■ **Task instructions**: Determine the number of lines that contain the word "this", then state that number and nothing more.

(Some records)
╭──

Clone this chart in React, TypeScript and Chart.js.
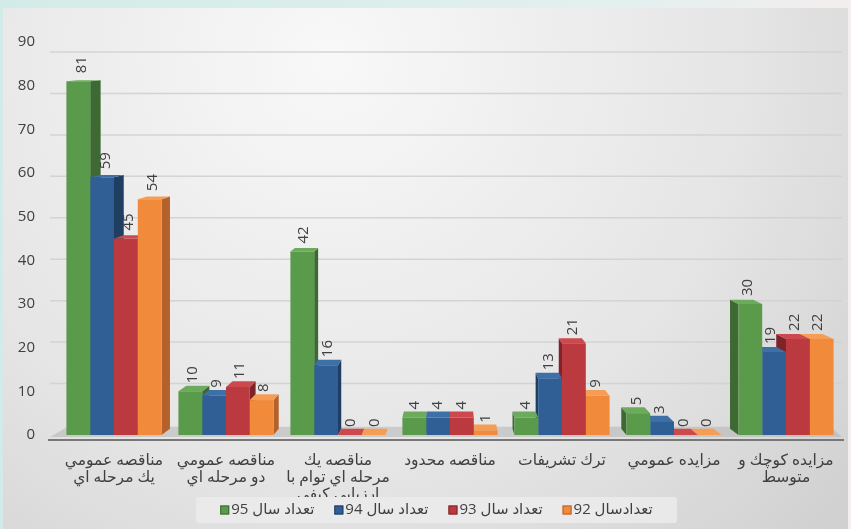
import React, { useEffect, useRef } from 'react';
import { Chart, registerables } from 'chart.js';

Chart.register(...registerables);

const categories: (string | string[])[] = [
  ['مناقصه عمومي', 'يك مرحله اي'],
  ['مناقصه عمومي', 'دو مرحله اي'],
  ['مناقصه يك', 'مرحله اي توام با', 'ارزيابي كيفي'],
  'مناقصه محدود',
  'ترك تشريفات',
  'مزايده عمومي',
  ['مزايده كوچك و', 'متوسط'],
];

const seriesNames = ['تعداد سال 95', 'تعداد سال 94', 'تعداد سال 93', 'تعدادسال 92'];
const values95 = [81, 10, 42, 4, 4, 5, 30];
const values94 = [59, 9, 16, 4, 13, 3, 19];
const values93 = [45, 11, 0, 4, 21, 0, 22];
const values92 = [54, 8, 0, 1, 9, 0, 22];
const yMin = 0;
const yMax = 90;
const yStep = 10;

const frontColors = ['#5a9a4b', '#2f5f94', '#bb3a3f', '#f18a3a'];
const sideColors = ['#3d6932', '#1f3e62', '#7e2428', '#b5622a'];
const topColors = ['#6cab5d', '#3d70a7', '#cc4a4e', '#f59d55'];

const FONT = '"Open Sans", "DejaVu Sans", sans-serif';
const TEXT = '#404040';

// fake perspective
const VX = 450, TX = 0.029, VY = 14, TY = 0.015;
const dX = (x: number) => TX * (VX - x);
const dY = (y: number) => TY * (VY - y);

const poly = (ctx: CanvasRenderingContext2D, pts: number[][], fill: string) => {
  ctx.beginPath();
  ctx.moveTo(pts[0][0], pts[0][1]);
  for (let i = 1; i < pts.length; i++) ctx.lineTo(pts[i][0], pts[i][1]);
  ctx.closePath();
  ctx.fillStyle = fill;
  ctx.fill();
};

const deco = {
  id: 'deco',
  beforeDraw(chart: any) {
    const { ctx, width, height } = chart;
    ctx.save();
    const bg = ctx.createLinearGradient(0, 0, width, 0);
    bg.addColorStop(0, '#d3ebe8');
    bg.addColorStop(0.75, '#e3f0ee');
    bg.addColorStop(1, '#f4eeee');
    ctx.fillStyle = bg;
    ctx.fillRect(0, 0, width, height);
    const g = ctx.createRadialGradient(330, 60, 10, 330, 60, 820);
    g.addColorStop(0, '#f8f8f8');
    g.addColorStop(0.5, '#e5e5e5');
    g.addColorStop(1, '#c6c6c6');
    ctx.fillStyle = g;
    ctx.fillRect(3, 8, width - 6, height - 8);
    ctx.restore();
  },
  beforeDatasetsDraw(chart: any) {
    const { ctx, chartArea } = chart;
    const ys = chart.scales.y;
    ctx.save();
    // back wall gridlines
    ctx.strokeStyle = 'rgba(208,208,208,0.9)';
    ctx.lineWidth = 1.5;
    for (let v = yMin + yStep; v <= yMax; v += yStep) {
      const yf = ys.getPixelForValue(v);
      const yb = 238 + (yf - 238) * 0.949;
      ctx.beginPath();
      ctx.moveTo(50, yb);
      ctx.lineTo(chartArea.right, yb);
      ctx.stroke();
    }
    // floor
    const yb0 = ys.getPixelForValue(0);
    const fl = chartArea.left - 8;
    const fr = chartArea.right;
    poly(ctx, [[fl, yb0 + 2], [fr, yb0 + 2], [fr + dX(fr), yb0 + dY(yb0) - 2], [fl + dX(fl) + 6, yb0 + dY(yb0) - 2]], 'rgba(175,175,175,0.5)');
    ctx.fillStyle = '#777777';
    ctx.fillRect(fl - 2, yb0 + 4, fr - fl + 4, 2);
    // bar sides and tops
    const items: any[] = [];
    chart.data.datasets.forEach((ds: any, di: number) => {
      const meta = chart.getDatasetMeta(di);
      meta.data.forEach((el: any) => {
        const p = el.getProps(['x', 'y', 'base', 'width'], true);
        items.push({ di, ...p });
      });
    });
    items.sort((a, b) => Math.abs(b.x - VX) - Math.abs(a.x - VX));
    for (const it of items) {
      const x0 = it.x - it.width / 2;
      const x1 = it.x + it.width / 2;
      const yt = Math.min(it.y, it.base);
      const yb = it.base;
      if (it.x < VX) {
        poly(ctx, [[x1, yt], [x1 + dX(x1), yt + dY(yt)], [x1 + dX(x1), yb + dY(yb)], [x1, yb]], sideColors[it.di]);
      } else {
        poly(ctx, [[x0, yt], [x0 + dX(x0), yt + dY(yt)], [x0 + dX(x0), yb + dY(yb)], [x0, yb]], sideColors[it.di]);
      }
      poly(ctx, [[x0, yt], [x1, yt], [x1 + dX(x1), yt + dY(yt)], [x0 + dX(x0), yt + dY(yt)]], topColors[it.di]);
    }
    ctx.restore();
  },
  afterDatasetsDraw(chart: any) {
    const { ctx } = chart;
    chart.data.datasets.forEach((ds: any, di: number) => {
      const meta = chart.getDatasetMeta(di);
      meta.data.forEach((el: any, i: number) => {
        const p = el.getProps(['x', 'y'], true);
        const tx = p.x + dX(p.x) * 0.35;
        const ty = p.y - 8;
        ctx.save();
        ctx.setTransform(0, -1, 1, 0, tx, ty);
        ctx.fillStyle = TEXT;
        ctx.font = `15px ${FONT}`;
        ctx.textAlign = 'left';
        ctx.textBaseline = 'middle';
        ctx.direction = 'ltr';
        ctx.fillText(String(ds.data[i]), 0, 0);
        ctx.restore();
      });
    });
  },
  afterDraw(chart: any) {
    const { ctx } = chart;
    ctx.save();
    // legend box
    ctx.fillStyle = 'rgba(234,234,234,0.92)';
    ctx.beginPath();
    (ctx as any).roundRect ? (ctx as any).roundRect(196, 497, 481, 26, 3) : ctx.rect(196, 497, 481, 26);
    ctx.fill();
    ctx.font = `15px ${FONT}`;
    ctx.textBaseline = 'middle';
    ctx.direction = 'rtl';
    ctx.textAlign = 'left';
    const box = 9, gapIn = 2, gapOut = 20;
    const ds = chart.data.datasets;
    const widths = ds.map((d: any) => box + gapIn + ctx.measureText(d.label).width);
    const total = widths.reduce((a: number, b: number) => a + b, 0) + gapOut * (ds.length - 1);
    let x = 436.5 - total / 2;
    const cy = 510;
    ds.forEach((d: any, i: number) => {
      ctx.fillStyle = frontColors[i];
      ctx.fillRect(x, cy - box / 2, box, box);
      ctx.strokeStyle = sideColors[i];
      ctx.lineWidth = 1;
      ctx.strokeRect(x + 0.5, cy - box / 2 + 0.5, box - 1, box - 1);
      ctx.fillStyle = TEXT;
      ctx.fillText(d.label, x + box + gapIn, cy);
      x += widths[i] + gapOut;
    });
    ctx.restore();
  },
};

export default function App() {
  const ref = useRef<HTMLCanvasElement>(null);
  useEffect(() => {
    if (!ref.current) return;
    const seriesValues = [values95, values94, values93, values92];
    const chart = new Chart(ref.current, {
      type: 'bar',
      data: {
        labels: categories,
        datasets: seriesNames.map((name, i) => ({
          label: name,
          data: seriesValues[i],
          backgroundColor: frontColors[i],
          borderWidth: 0,
          categoryPercentage: 0.85,
          barPercentage: 1.0,
        })),
      },
      options: {
        responsive: false,
        animation: false,
        devicePixelRatio: 1,
        layout: { padding: { left: 0, right: 5, top: 42, bottom: 32 } },
        plugins: { legend: { display: false }, tooltip: { enabled: false } },
        scales: {
          x: {
            grid: { display: false, drawTicks: false },
            border: { display: false },
            ticks: { padding: 17, color: TEXT, font: { size: 15.5, family: FONT, lineHeight: '17px' }, maxRotation: 0, autoSkip: false },
            afterFit: (s: any) => { s.height = 62; },
          },
          y: {
            min: yMin,
            max: yMax,
            grid: { display: false, drawTicks: false },
            border: { display: false },
            ticks: { stepSize: yStep, padding: 23, color: TEXT, font: { size: 15, family: FONT } },
            afterFit: (s: any) => { s.width = 58; },
          },
        },
      },
      plugins: [deco],
    });
    return () => chart.destroy();
  }, []);
  return (
    <div style={{ position: 'fixed', left: 0, top: 0, width: 851, height: 529 }}>
      <canvas ref={ref} width={851} height={529} style={{ display: 'block' }} />
    </div>
  );
}
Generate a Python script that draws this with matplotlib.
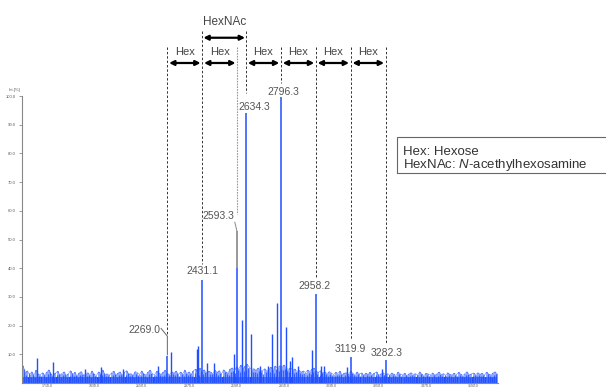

╰──

■ **The completed task**: 2